_What is being asked_
Transcribe the whole listing below without changing a word, but leave out every image.
** BEGIN **
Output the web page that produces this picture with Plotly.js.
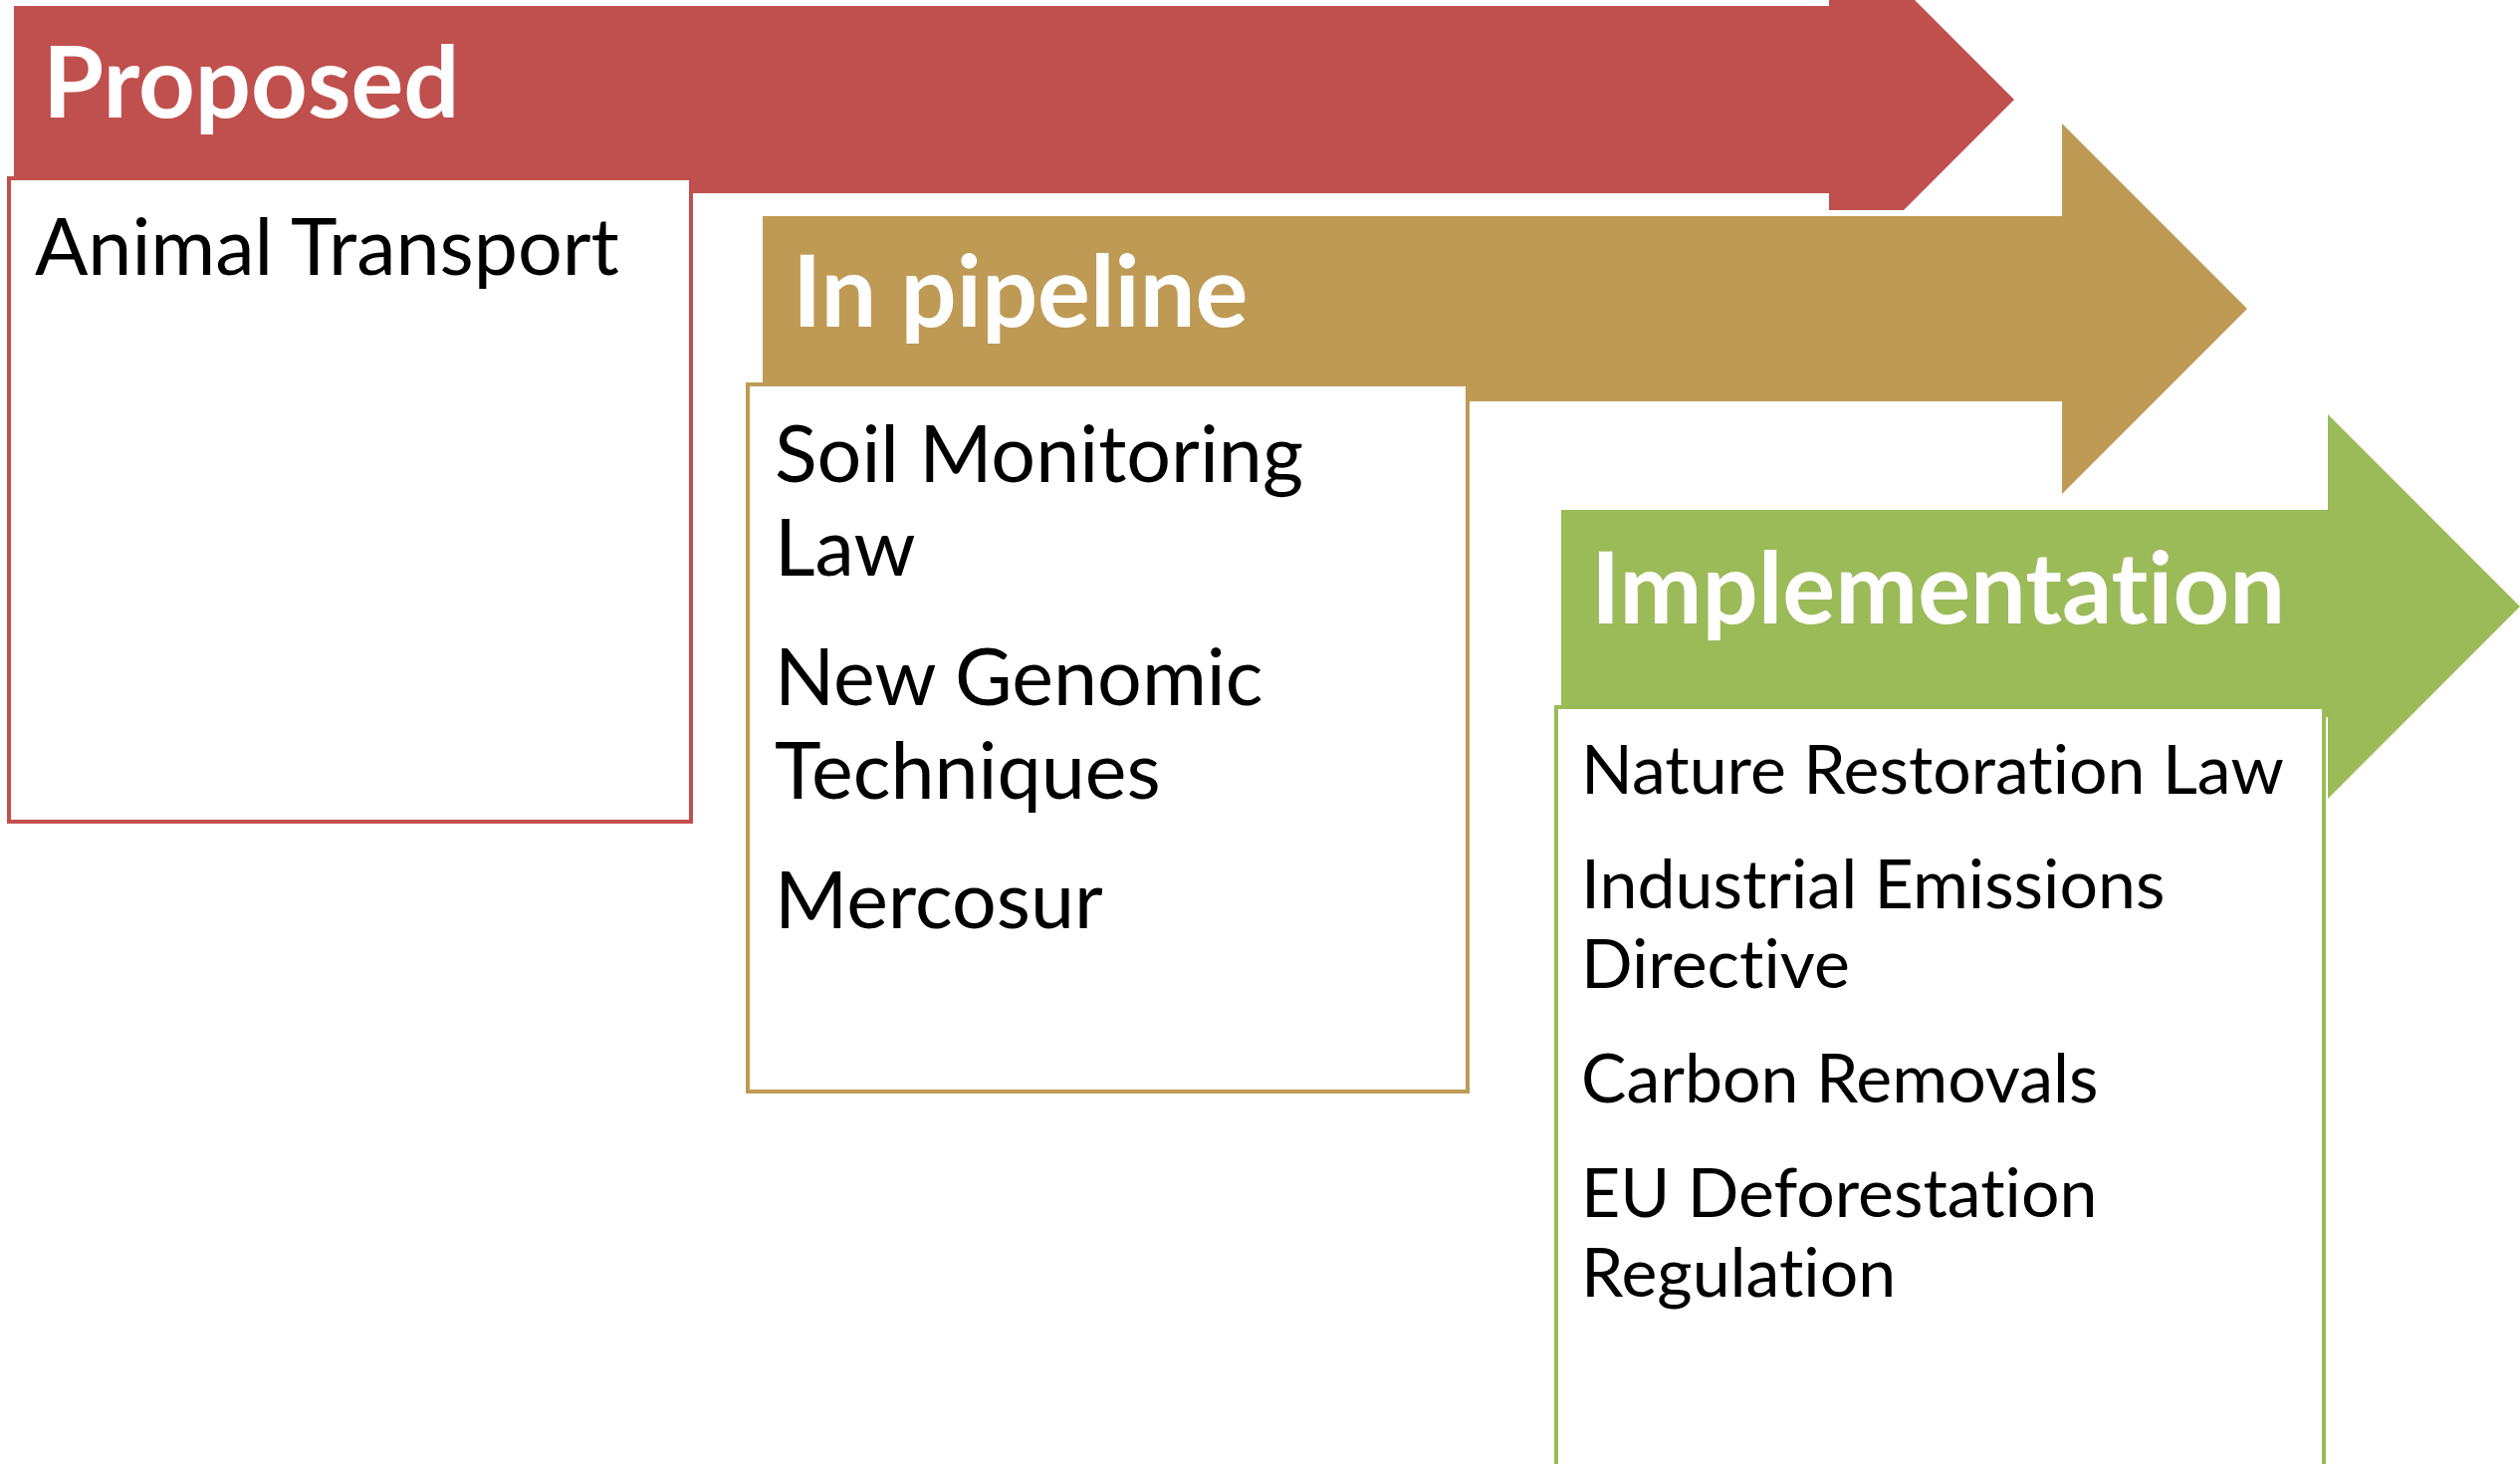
<!DOCTYPE html>
<html><head><meta charset="utf-8">
<script src="https://cdn.plot.ly/plotly-3.0.1.min.js"></script>
<style>html,body{margin:0;padding:0;background:#fff;overflow:hidden}
text{font-variant-ligatures:none !important;font-feature-settings:"liga" 0,"clig" 0 !important;}</style>
</head><body><div id="chart" style="width:2531px;height:1470px"></div>
<script>
// ---- data ----
const stages = ["Proposed", "In pipeline", "Implementation"];
const stageColors = ["#C0504D", "#BE9A55", "#9BBB59"];
const proposedItems = [["Animal Transport"]];
const pipelineItems = [["Soil Monitoring", "Law"], ["New Genomic", "Techniques"], ["Mercosur"]];
const implementationItems = [["Nature Restoration Law"], ["Industrial Emissions", "Directive"], ["Carbon Removals"], ["EU Deforestation", "Regulation"]];
const stageItems = [proposedItems, pipelineItems, implementationItems];

// ---- layout geometry (pixels, y downward) ----
const W = 2531, H = 1470;
const FONT = "Lato, 'Open Sans', sans-serif";
const geom = [
  { arrow: {x0: 14, top: 6, bot: 194, hx: 1837, half: 186, cy: 100},
    box: {x0: 9, y0: 179, x1: 694, y1: 825},
    title: {x: 41, base: 118, size: 99},
    items: {x: 33, base: 276, line: 94, step: 130, size: 79} },
  { arrow: {x0: 766, top: 217, bot: 403, hx: 2071, half: 186, cy: 310},
    box: {x0: 751, y0: 386, x1: 1474, y1: 1096},
    title: {x: 794, base: 328, size: 99},
    items: {x: 776, base: 484, line: 94, step: 130, size: 79} },
  { arrow: {x0: 1568, top: 512, bot: 720, hx: 2338, half: 193, cy: 609},
    box: {x0: 1563, y0: 710, x1: 2334, y1: 1520},
    title: {x: 1596, base: 626, size: 99},
    items: {x: 1586, base: 797, line: 80, step: 115, size: 68} }
];

function arrowPath(a) {
  const tip = a.hx + a.half;
  return `M ${a.x0},${a.top} L ${a.hx},${a.top} L ${a.hx},${a.cy - a.half} L ${tip},${a.cy} ` +
         `L ${a.hx},${a.cy + a.half} L ${a.hx},${a.bot} L ${a.x0},${a.bot} Z`;
}

const shapes = [];
const annotations = [];
const BASE_TO_MID = 0.387; // baseline -> bbox middle, in em

stages.forEach((name, i) => {
  const g = geom[i], col = stageColors[i];
  const p = arrowPath(g.arrow);
  // white halo then the arrow
  shapes.push({type: 'path', path: p, xref: 'x', yref: 'y', fillcolor: col, line: {color: '#ffffff', width: 12}});
  shapes.push({type: 'path', path: p, xref: 'x', yref: 'y', fillcolor: col, line: {width: 0}});
  // box
  shapes.push({type: 'rect', xref: 'x', yref: 'y', x0: g.box.x0, x1: g.box.x1, y0: g.box.y0, y1: g.box.y1,
               fillcolor: '#ffffff', line: {color: col, width: 4}});
  // title
  annotations.push({text: '<b>' + name + '</b>', x: g.title.x, y: g.title.base - BASE_TO_MID * g.title.size,
    xref: 'x', yref: 'y', xanchor: 'left', yanchor: 'middle', showarrow: false,
    font: {family: FONT, size: g.title.size, color: '#ffffff'}});
  // items
  let base = g.items.base;
  stageItems[i].forEach((lines, k) => {
    if (k > 0) base += g.items.step;
    lines.forEach((ln, j) => {
      if (j > 0) base += g.items.line;
      annotations.push({text: ln, x: g.items.x, y: base - BASE_TO_MID * g.items.size,
        xref: 'x', yref: 'y', xanchor: 'left', yanchor: 'middle', showarrow: false,
        font: {family: FONT, size: g.items.size, color: '#000000'}});
    });
  });
});

const layout = {
  width: W, height: H, autosize: false,
  margin: {l: 0, r: 0, t: 0, b: 0, pad: 0},
  paper_bgcolor: '#ffffff', plot_bgcolor: '#ffffff',
  xaxis: {range: [0, W], visible: false, fixedrange: true},
  yaxis: {range: [H, 0], visible: false, fixedrange: true},
  showlegend: false,
  shapes: shapes,
  annotations: annotations
};
Plotly.newPlot('chart', [], layout, {staticPlot: true, displayModeBar: false});
</script></body></html>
** END **
_Solved exercise_
Output the web page that produces this picture with Plotly.js.
<!DOCTYPE html>
<html><head><meta charset="utf-8">
<script src="https://cdn.plot.ly/plotly-3.0.1.min.js"></script>
<style>html,body{margin:0;padding:0;background:#fff;overflow:hidden}
text{font-variant-ligatures:none !important;font-feature-settings:"liga" 0,"clig" 0 !important;}</style>
</head><body><div id="chart" style="width:2531px;height:1470px"></div>
<script>
// ---- data ----
const stages = ["Proposed", "In pipeline", "Implementation"];
const stageColors = ["#C0504D", "#BE9A55", "#9BBB59"];
const proposedItems = [["Animal Transport"]];
const pipelineItems = [["Soil Monitoring", "Law"], ["New Genomic", "Techniques"], ["Mercosur"]];
const implementationItems = [["Nature Restoration Law"], ["Industrial Emissions", "Directive"], ["Carbon Removals"], ["EU Deforestation", "Regulation"]];
const stageItems = [proposedItems, pipelineItems, implementationItems];

// ---- layout geometry (pixels, y downward) ----
const W = 2531, H = 1470;
const FONT = "Lato, 'Open Sans', sans-serif";
const geom = [
  { arrow: {x0: 14, top: 6, bot: 194, hx: 1837, half: 186, cy: 100},
    box: {x0: 9, y0: 179, x1: 694, y1: 825},
    title: {x: 41, base: 118, size: 99},
    items: {x: 33, base: 276, line: 94, step: 130, size: 79} },
  { arrow: {x0: 766, top: 217, bot: 403, hx: 2071, half: 186, cy: 310},
    box: {x0: 751, y0: 386, x1: 1474, y1: 1096},
    title: {x: 794, base: 328, size: 99},
    items: {x: 776, base: 484, line: 94, step: 130, size: 79} },
  { arrow: {x0: 1568, top: 512, bot: 720, hx: 2338, half: 193, cy: 609},
    box: {x0: 1563, y0: 710, x1: 2334, y1: 1520},
    title: {x: 1596, base: 626, size: 99},
    items: {x: 1586, base: 797, line: 80, step: 115, size: 68} }
];

function arrowPath(a) {
  const tip = a.hx + a.half;
  return `M ${a.x0},${a.top} L ${a.hx},${a.top} L ${a.hx},${a.cy - a.half} L ${tip},${a.cy} ` +
         `L ${a.hx},${a.cy + a.half} L ${a.hx},${a.bot} L ${a.x0},${a.bot} Z`;
}

const shapes = [];
const annotations = [];
const BASE_TO_MID = 0.387; // baseline -> bbox middle, in em

stages.forEach((name, i) => {
  const g = geom[i], col = stageColors[i];
  const p = arrowPath(g.arrow);
  // white halo then the arrow
  shapes.push({type: 'path', path: p, xref: 'x', yref: 'y', fillcolor: col, line: {color: '#ffffff', width: 12}});
  shapes.push({type: 'path', path: p, xref: 'x', yref: 'y', fillcolor: col, line: {width: 0}});
  // box
  shapes.push({type: 'rect', xref: 'x', yref: 'y', x0: g.box.x0, x1: g.box.x1, y0: g.box.y0, y1: g.box.y1,
               fillcolor: '#ffffff', line: {color: col, width: 4}});
  // title
  annotations.push({text: '<b>' + name + '</b>', x: g.title.x, y: g.title.base - BASE_TO_MID * g.title.size,
    xref: 'x', yref: 'y', xanchor: 'left', yanchor: 'middle', showarrow: false,
    font: {family: FONT, size: g.title.size, color: '#ffffff'}});
  // items
  let base = g.items.base;
  stageItems[i].forEach((lines, k) => {
    if (k > 0) base += g.items.step;
    lines.forEach((ln, j) => {
      if (j > 0) base += g.items.line;
      annotations.push({text: ln, x: g.items.x, y: base - BASE_TO_MID * g.items.size,
        xref: 'x', yref: 'y', xanchor: 'left', yanchor: 'middle', showarrow: false,
        font: {family: FONT, size: g.items.size, color: '#000000'}});
    });
  });
});

const layout = {
  width: W, height: H, autosize: false,
  margin: {l: 0, r: 0, t: 0, b: 0, pad: 0},
  paper_bgcolor: '#ffffff', plot_bgcolor: '#ffffff',
  xaxis: {range: [0, W], visible: false, fixedrange: true},
  yaxis: {range: [H, 0], visible: false, fixedrange: true},
  showlegend: false,
  shapes: shapes,
  annotations: annotations
};
Plotly.newPlot('chart', [], layout, {staticPlot: true, displayModeBar: false});
</script></body></html>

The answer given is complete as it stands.